[Charts and diagrams as code]
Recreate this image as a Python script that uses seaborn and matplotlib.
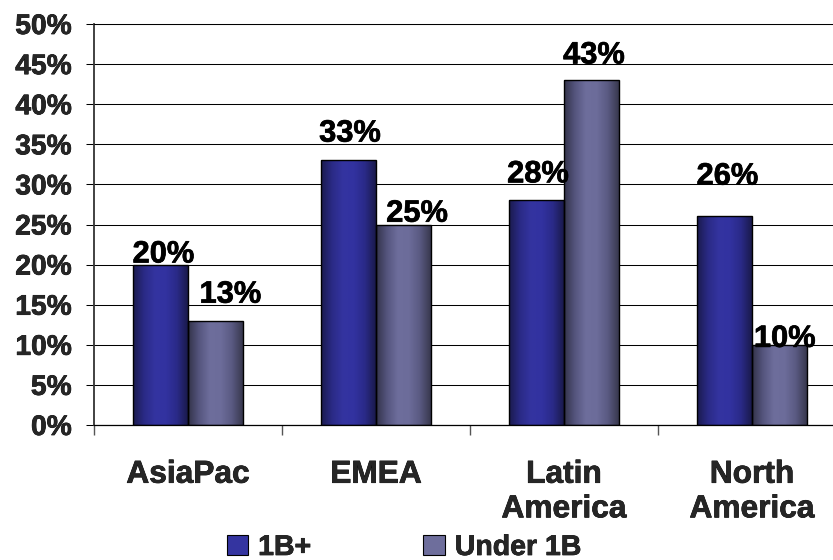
import numpy as np
import pandas as pd
import matplotlib
matplotlib.use("Agg")
import matplotlib.pyplot as plt
import matplotlib.patheffects as pe
import seaborn as sns
from matplotlib.colors import LinearSegmentedColormap
from matplotlib.patches import Patch

# ---------------- data ----------------
categories = ["AsiaPac", "EMEA", "Latin\nAmerica", "North\nAmerica"]
series_names = ["1B+", "Under 1B"]
values_1b_plus = [20, 33, 28, 26]
values_under_1b = [13, 25, 43, 10]
y_ticks = [0, 5, 10, 15, 20, 25, 30, 35, 40, 45, 50]

# ---------------- style ----------------
sns.set_theme(style="white")
plt.rcParams["font.family"] = ["Liberation Sans", "DejaVu Sans"]
plt.rcParams["font.weight"] = "bold"
bold_fx = [pe.withStroke(linewidth=0.5, foreground="black")]

base_colors = {"1B+": "#2E2E96", "Under 1B": "#66669A"}
grad_stops = {
    "1B+": ["#1B1B4E", "#2A2A86", "#3434A0", "#3232A0", "#2A2A88", "#1A1A4C"],
    "Under 1B": ["#33334A", "#55557E", "#6E6E9C", "#6C6C9A", "#5A5A82", "#38384E"],
}
# label offsets (points) relative to bar centre / bar top, per series
label_dx = {"1B+": [2, 1, 1, 2], "Under 1B": [11, 10, 2, 4]}
label_dy = {"1B+": [1.5, 13.5, 13, 23], "Under 1B": [13, 2, 12, -1.5]}

df = pd.DataFrame({
    "region": categories * 2,
    "series": [series_names[0]] * 4 + [series_names[1]] * 4,
    "value": values_1b_plus + values_under_1b,
})

fig = plt.figure(figsize=(8.33, 5.6), dpi=100)
ax = fig.add_axes([94 / 833, 1 - 425 / 560, 752 / 833, 401 / 560])

sns.barplot(data=df, x="region", y="value", hue="series", order=categories,
            hue_order=series_names, palette=base_colors, width=0.58,
            edgecolor="black", linewidth=1.0, ax=ax, legend=False, errorbar=None)

# gradient fills, clipped to each bar
bars_by_series = []
for i, cont in enumerate(ax.containers):
    name = series_names[i]
    cmap = LinearSegmentedColormap.from_list(name, grad_stops[name])
    grad = np.linspace(0, 1, 200).reshape(1, -1)
    for p in cont.patches:
        x0, y0 = p.get_x(), p.get_y()
        w, h = p.get_width(), p.get_height()
        im = ax.imshow(grad, cmap=cmap, aspect="auto",
                       extent=(x0, x0 + w, y0, y0 + h), zorder=p.get_zorder() - 0.01,
                       interpolation="bilinear")
        im.set_clip_path(p)
        p.set_facecolor("none")
        p.set_zorder(im.get_zorder() + 0.02)
    bars_by_series.append(cont.patches)
ax.set_xlim(-0.5, 3.5)
ax.set_ylim(0, 50)

# value labels
for i, patches in enumerate(bars_by_series):
    name = series_names[i]
    vals = values_1b_plus if i == 0 else values_under_1b
    for j, p in enumerate(patches):
        cx = p.get_x() + p.get_width() / 2
        top = p.get_height()
        ax.annotate(f"{vals[j]}%", (cx, top),
                    xytext=(label_dx[name][j], label_dy[name][j]),
                    textcoords="offset points", ha="center", va="baseline",
                    fontsize=22.2, fontweight="bold", color="black", zorder=10,
                    path_effects=bold_fx)

# grid & spines
ax.set_axisbelow(True)
ax.yaxis.grid(True, color="black", linewidth=0.75)
ax.xaxis.grid(False)
ax.spines["right"].set_visible(False)
ax.spines["top"].set_color("black")
ax.spines["top"].set_linewidth(0.75)
ax.spines["bottom"].set_color("black")
ax.spines["bottom"].set_linewidth(0.9)
ax.spines["left"].set_color("#333333")
ax.spines["left"].set_linewidth(1.3)

# y axis
ax.set_yticks(y_ticks)
ax.set_yticklabels([f"{t}%" for t in y_ticks], fontsize=20.3, fontweight="bold")
ax.tick_params(axis="y", direction="out", length=6, width=0.75, color="black",
               pad=10, left=True)

# x axis: labels at centres, tick marks at boundaries
ax.set_xticks(range(len(categories)))
ax.set_xticklabels(categories, fontsize=22.8, fontweight="bold", linespacing=1.2,
                   va="top")
ax.set_xticks([k - 0.5 for k in range(len(categories) + 1)], minor=True)
ax.tick_params(axis="x", which="major", length=0, pad=25)
ax.tick_params(axis="x", which="minor", direction="out", length=7.5, width=1.0,
               color="#555555", bottom=True)
ax.set_xlabel("")
ax.set_ylabel("")
for t in ax.get_xticklabels() + ax.get_yticklabels():
    t.set_path_effects(bold_fx)

# legend
handles = [Patch(facecolor=grad_stops[n][2], edgecolor="black", linewidth=0.8, label=n)
           for n in series_names]
leg = fig.legend(handles=handles, loc="center", bbox_to_anchor=(404 / 833, 1 - 548 / 560),
                 ncol=2, frameon=False, prop={"size": 20.5, "weight": "bold"},
                 handlelength=0.75, handleheight=0.7, handletextpad=0.35,
                 columnspacing=3.95, borderpad=0, borderaxespad=0)
for t in leg.get_texts():
    t.set_path_effects(bold_fx)

fig.savefig("out.png", dpi=100)
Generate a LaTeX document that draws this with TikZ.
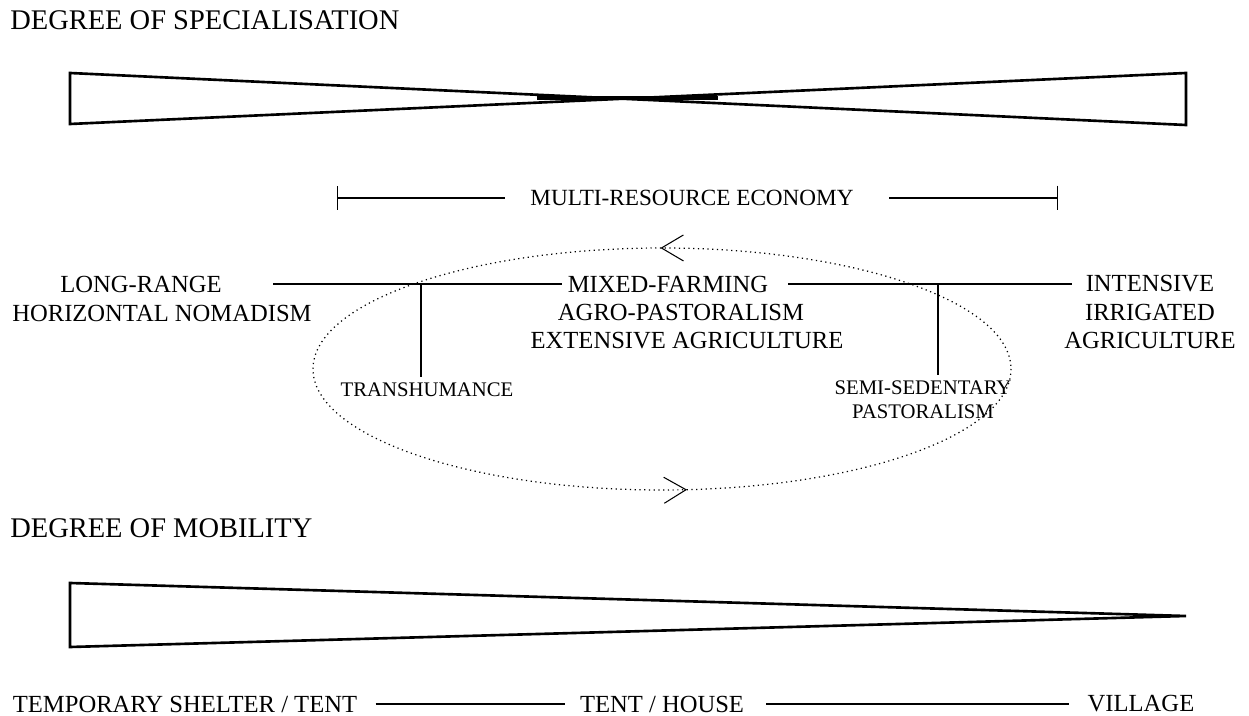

(Task directions): Copy each line in full and exactly, omitting any picture.

(The response):
Recreate this image as a Python script that uses seaborn and matplotlib.
import numpy as np
import pandas as pd
import matplotlib
matplotlib.use("Agg")
import matplotlib.pyplot as plt
import matplotlib.patheffects as pe
import seaborn as sns
from matplotlib.colors import LinearSegmentedColormap
from matplotlib.patches import Patch

# ---------------- data ----------------
categories = ["AsiaPac", "EMEA", "Latin\nAmerica", "North\nAmerica"]
series_names = ["1B+", "Under 1B"]
values_1b_plus = [20, 33, 28, 26]
values_under_1b = [13, 25, 43, 10]
y_ticks = [0, 5, 10, 15, 20, 25, 30, 35, 40, 45, 50]

# ---------------- style ----------------
sns.set_theme(style="white")
plt.rcParams["font.family"] = ["Liberation Sans", "DejaVu Sans"]
plt.rcParams["font.weight"] = "bold"
bold_fx = [pe.withStroke(linewidth=0.5, foreground="black")]

base_colors = {"1B+": "#2E2E96", "Under 1B": "#66669A"}
grad_stops = {
    "1B+": ["#1B1B4E", "#2A2A86", "#3434A0", "#3232A0", "#2A2A88", "#1A1A4C"],
    "Under 1B": ["#33334A", "#55557E", "#6E6E9C", "#6C6C9A", "#5A5A82", "#38384E"],
}
# label offsets (points) relative to bar centre / bar top, per series
label_dx = {"1B+": [2, 1, 1, 2], "Under 1B": [11, 10, 2, 4]}
label_dy = {"1B+": [1.5, 13.5, 13, 23], "Under 1B": [13, 2, 12, -1.5]}

df = pd.DataFrame({
    "region": categories * 2,
    "series": [series_names[0]] * 4 + [series_names[1]] * 4,
    "value": values_1b_plus + values_under_1b,
})

fig = plt.figure(figsize=(8.33, 5.6), dpi=100)
ax = fig.add_axes([94 / 833, 1 - 425 / 560, 752 / 833, 401 / 560])

sns.barplot(data=df, x="region", y="value", hue="series", order=categories,
            hue_order=series_names, palette=base_colors, width=0.58,
            edgecolor="black", linewidth=1.0, ax=ax, legend=False, errorbar=None)

# gradient fills, clipped to each bar
bars_by_series = []
for i, cont in enumerate(ax.containers):
    name = series_names[i]
    cmap = LinearSegmentedColormap.from_list(name, grad_stops[name])
    grad = np.linspace(0, 1, 200).reshape(1, -1)
    for p in cont.patches:
        x0, y0 = p.get_x(), p.get_y()
        w, h = p.get_width(), p.get_height()
        im = ax.imshow(grad, cmap=cmap, aspect="auto",
                       extent=(x0, x0 + w, y0, y0 + h), zorder=p.get_zorder() - 0.01,
                       interpolation="bilinear")
        im.set_clip_path(p)
        p.set_facecolor("none")
        p.set_zorder(im.get_zorder() + 0.02)
    bars_by_series.append(cont.patches)
ax.set_xlim(-0.5, 3.5)
ax.set_ylim(0, 50)

# value labels
for i, patches in enumerate(bars_by_series):
    name = series_names[i]
    vals = values_1b_plus if i == 0 else values_under_1b
    for j, p in enumerate(patches):
        cx = p.get_x() + p.get_width() / 2
        top = p.get_height()
        ax.annotate(f"{vals[j]}%", (cx, top),
                    xytext=(label_dx[name][j], label_dy[name][j]),
                    textcoords="offset points", ha="center", va="baseline",
                    fontsize=22.2, fontweight="bold", color="black", zorder=10,
                    path_effects=bold_fx)

# grid & spines
ax.set_axisbelow(True)
ax.yaxis.grid(True, color="black", linewidth=0.75)
ax.xaxis.grid(False)
ax.spines["right"].set_visible(False)
ax.spines["top"].set_color("black")
ax.spines["top"].set_linewidth(0.75)
ax.spines["bottom"].set_color("black")
ax.spines["bottom"].set_linewidth(0.9)
ax.spines["left"].set_color("#333333")
ax.spines["left"].set_linewidth(1.3)

# y axis
ax.set_yticks(y_ticks)
ax.set_yticklabels([f"{t}%" for t in y_ticks], fontsize=20.3, fontweight="bold")
ax.tick_params(axis="y", direction="out", length=6, width=0.75, color="black",
               pad=10, left=True)

# x axis: labels at centres, tick marks at boundaries
ax.set_xticks(range(len(categories)))
ax.set_xticklabels(categories, fontsize=22.8, fontweight="bold", linespacing=1.2,
                   va="top")
ax.set_xticks([k - 0.5 for k in range(len(categories) + 1)], minor=True)
ax.tick_params(axis="x", which="major", length=0, pad=25)
ax.tick_params(axis="x", which="minor", direction="out", length=7.5, width=1.0,
               color="#555555", bottom=True)
ax.set_xlabel("")
ax.set_ylabel("")
for t in ax.get_xticklabels() + ax.get_yticklabels():
    t.set_path_effects(bold_fx)

# legend
handles = [Patch(facecolor=grad_stops[n][2], edgecolor="black", linewidth=0.8, label=n)
           for n in series_names]
leg = fig.legend(handles=handles, loc="center", bbox_to_anchor=(404 / 833, 1 - 548 / 560),
                 ncol=2, frameon=False, prop={"size": 20.5, "weight": "bold"},
                 handlelength=0.75, handleheight=0.7, handletextpad=0.35,
                 columnspacing=3.95, borderpad=0, borderaxespad=0)
for t in leg.get_texts():
    t.set_path_effects(bold_fx)

fig.savefig("out.png", dpi=100)
Generate a LaTeX document that draws this with TikZ.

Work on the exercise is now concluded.